Identify each line below containing the string "matplotlib" and copy it.

-- Begin DATASET EXCERPT --

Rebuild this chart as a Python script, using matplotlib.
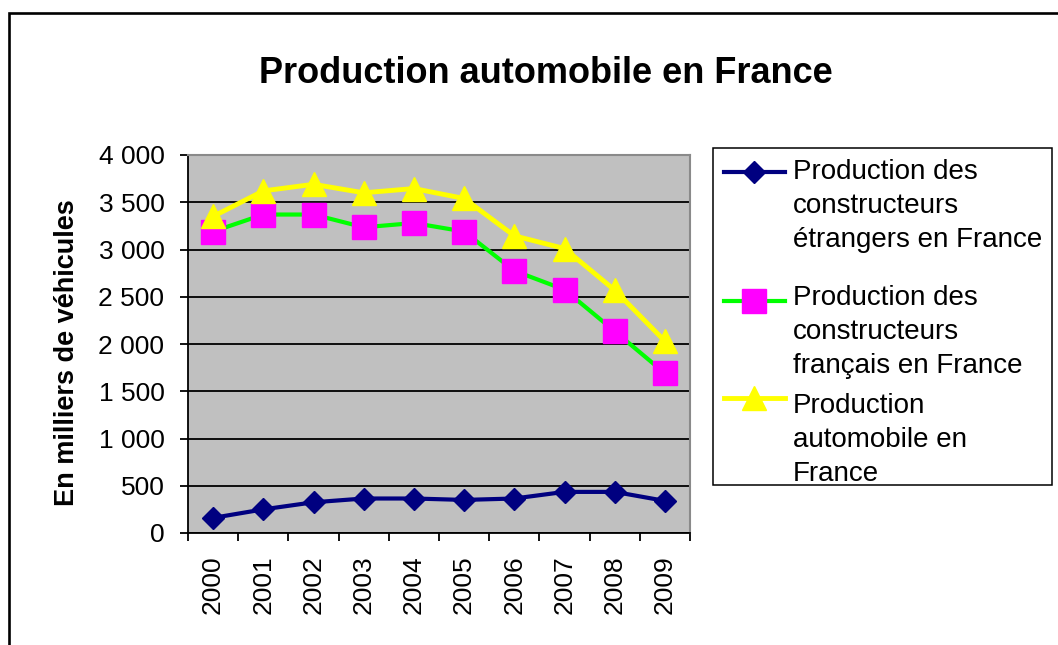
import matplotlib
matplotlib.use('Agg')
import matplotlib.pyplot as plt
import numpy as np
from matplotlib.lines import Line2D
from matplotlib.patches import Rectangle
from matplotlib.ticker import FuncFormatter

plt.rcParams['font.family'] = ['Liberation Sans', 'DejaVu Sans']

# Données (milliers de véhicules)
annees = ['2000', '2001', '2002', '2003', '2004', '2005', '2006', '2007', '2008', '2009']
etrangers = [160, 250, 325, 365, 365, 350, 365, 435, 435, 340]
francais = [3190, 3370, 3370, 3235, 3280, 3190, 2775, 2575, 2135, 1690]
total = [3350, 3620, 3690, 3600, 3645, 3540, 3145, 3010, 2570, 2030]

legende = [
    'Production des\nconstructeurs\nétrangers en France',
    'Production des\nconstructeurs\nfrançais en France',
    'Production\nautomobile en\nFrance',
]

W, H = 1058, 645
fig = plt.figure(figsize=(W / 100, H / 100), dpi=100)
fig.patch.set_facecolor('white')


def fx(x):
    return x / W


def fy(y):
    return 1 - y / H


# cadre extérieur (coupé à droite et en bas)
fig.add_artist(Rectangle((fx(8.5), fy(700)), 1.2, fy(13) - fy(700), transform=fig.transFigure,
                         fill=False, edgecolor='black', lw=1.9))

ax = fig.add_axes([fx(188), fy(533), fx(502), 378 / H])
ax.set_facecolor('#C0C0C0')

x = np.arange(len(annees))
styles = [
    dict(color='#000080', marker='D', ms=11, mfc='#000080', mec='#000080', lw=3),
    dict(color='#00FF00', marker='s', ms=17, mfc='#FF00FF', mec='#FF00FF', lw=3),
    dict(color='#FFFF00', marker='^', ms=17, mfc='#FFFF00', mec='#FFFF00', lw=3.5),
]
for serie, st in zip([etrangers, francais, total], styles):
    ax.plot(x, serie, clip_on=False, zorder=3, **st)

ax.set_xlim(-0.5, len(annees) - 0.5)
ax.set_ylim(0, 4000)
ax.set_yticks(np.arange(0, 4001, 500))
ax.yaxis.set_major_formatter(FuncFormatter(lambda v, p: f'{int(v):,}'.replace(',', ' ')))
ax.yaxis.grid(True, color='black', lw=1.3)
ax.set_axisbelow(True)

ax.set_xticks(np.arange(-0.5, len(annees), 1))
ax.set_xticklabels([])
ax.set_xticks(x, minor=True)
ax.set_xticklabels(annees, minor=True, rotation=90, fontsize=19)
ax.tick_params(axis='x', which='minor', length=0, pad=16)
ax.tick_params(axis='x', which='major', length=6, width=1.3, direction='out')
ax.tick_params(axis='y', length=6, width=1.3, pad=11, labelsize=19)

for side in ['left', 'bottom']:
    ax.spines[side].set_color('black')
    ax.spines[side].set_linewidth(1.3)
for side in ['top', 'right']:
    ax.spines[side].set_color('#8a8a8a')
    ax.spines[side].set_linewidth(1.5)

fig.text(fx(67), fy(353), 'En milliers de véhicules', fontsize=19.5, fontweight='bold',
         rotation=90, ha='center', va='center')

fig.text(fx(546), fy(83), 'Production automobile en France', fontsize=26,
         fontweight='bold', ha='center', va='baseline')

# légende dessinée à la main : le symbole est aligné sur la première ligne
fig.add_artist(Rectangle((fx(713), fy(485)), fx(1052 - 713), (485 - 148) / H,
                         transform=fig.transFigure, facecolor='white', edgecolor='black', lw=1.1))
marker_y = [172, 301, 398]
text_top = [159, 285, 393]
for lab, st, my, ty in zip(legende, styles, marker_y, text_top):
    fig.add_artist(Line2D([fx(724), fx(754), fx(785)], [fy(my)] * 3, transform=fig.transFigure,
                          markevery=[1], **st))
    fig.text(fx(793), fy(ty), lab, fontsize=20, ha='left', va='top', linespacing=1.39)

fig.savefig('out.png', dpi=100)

-- End DATASET EXCERPT --

- [WRITTEN RESPONSE]:
Rebuild this chart as a Python script, using matplotlib.
import matplotlib
matplotlib.use('Agg')
import matplotlib.pyplot as plt
from matplotlib.lines import Line2D
from matplotlib.patches import Rectangle
from matplotlib.ticker import FuncFormatter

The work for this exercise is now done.